El animalejo comenzó a revolotear por encima de las florecillas, con bamboleos bruscos de lado a lado que algunas veces daban la sensación de que su timón no le funcionaba bien y le costaba mantener el rumbo. Así se mantuvo durante algún tiempo, hasta que decidió posarse de manera bastante más brusca que las gráciles abejas sobre la flor más alta del rosal, cuestión que produjo una reacción inmediata de éstas, que salieron volando hacia atrás como poseídas por el diablo. Pero no se retiraron mucho, no, quedaron como esparcidas por encima de la planta, suspendidas en el aire a distancias regulares entre ellas, y con la mirada fija en el rosal, o en el abejorro que estaba sobre él. Se movían hacia los lados con movimientos perfectamente coordinados, todas hacia el mismo lado, a la vez y con una cadencia en distancia que me atrevería a decir, exacta. Esta especie de danza de observación se mantuvo durante bastante tiempo, mientras, el negruzco y gordo insecto seguía andurreando torpemente por entre las pequeñas flores. En la misma medida que éste se movía, las abejas modificaban su posición de manera armonizada y regular, siempre con la vista fija en lo que aparentemente daba la sensación que era su objetivo. Llegué a asimilar el suceso que estaba percibiendo con algunas de las escenas de la película “Matrix”, en la que los actores se mantenían flotando en el aire, con posturas corporales claramente bélicas y en ese impasse en el que de manera inmediata y veloz propinan el golpe fatal.

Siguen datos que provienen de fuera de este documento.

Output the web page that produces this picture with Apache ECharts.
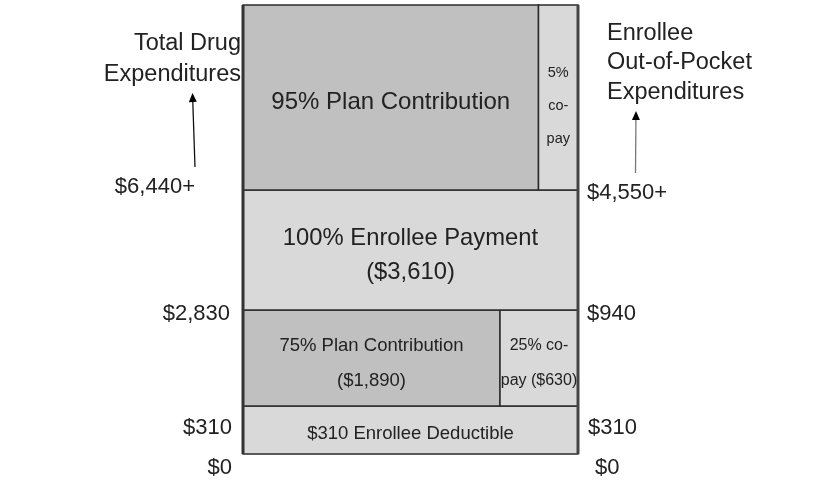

Dicho y hecho, o mejor expresado: pensado por mí y ejecutado por las abejas. De golpe, todas a una se abalanzaron sobre el abejorro (o lo que fuera), quedando sobre éste como un fiero enjambre adosado, en el que solo se percibía un movimiento circular y concéntrico, debido posiblemente a que lo único que le quedó sin ocupar de todo su cuerpo al insecto atacado, fueron las patas y las movía con la angustia de no saber ni por ni hacia dónde dirigirse. Este ataque se prolongó hasta que la víctima consiguió con su errático recorrido caer al suelo, momento en el que las abejas se desprendieron de su cuerpo, pero no cejaron en el incordio de darle pasadas a una distancia que casi lo rozaban, de manera insistente, una detrás de la otra y en perfecta formación aérea. Otro símil que me acudió a la mente fue el ataque aéreo a Pearl Harbour, no lo puedo evitar, soy peliculero.
El pobre bicho (ya empezó a darme pena) anduvo por el suelo aguantando los envites de las abejas como podía. En cada pasada lo hacían volverse patas arriba, le maltrataban las alas con golpecitos que hacían salir de éstas una especie de polvillo y, en fin, lo mantenían tan acosado que yo pensé que era tanta la angustia que sentía por esta situación, que le impedía reaccionar de la manera más lógica, que hubiera sido levantar el vuelo y marcharse, pero no, allí seguía el desgraciado.
Ya no pude soportar más esta circunstancia y actué: arranqué una hoja de hiedra y se la coloqué encima al abejorro, cuestión que posiblemente puso al bichejo al borde del infarto, ya que al susto del ataque que estaba sufriendo se le sumó la pérdida de visión del entorno, pero que produjo la paralización inmediata de sus patas y le ocultó de la vista de las “abejas asesinas” que intentaban por todos los medios hacerle mal. La reacción de éstas también fue inmediata: se quedaron sobrevolando un instante por el lugar, hicieron lo mismo alrededor del pequeño rosal y se marcharon sin más.
Cuando le levanté la hoja de hiedra de encima al bicho negro, arrancó a volar tropezándose contra el rosal, el poste que soporta el cenador y hasta conmigo mismo, pero en cuanto encontró hueco en el cielo, salió disparado y ni siquiera me dio las gracias, el jodido.
En fin, espero que se le pase el sofocón y otra vez que vuelva a visitarme mire primero si en el rosal hay abejas.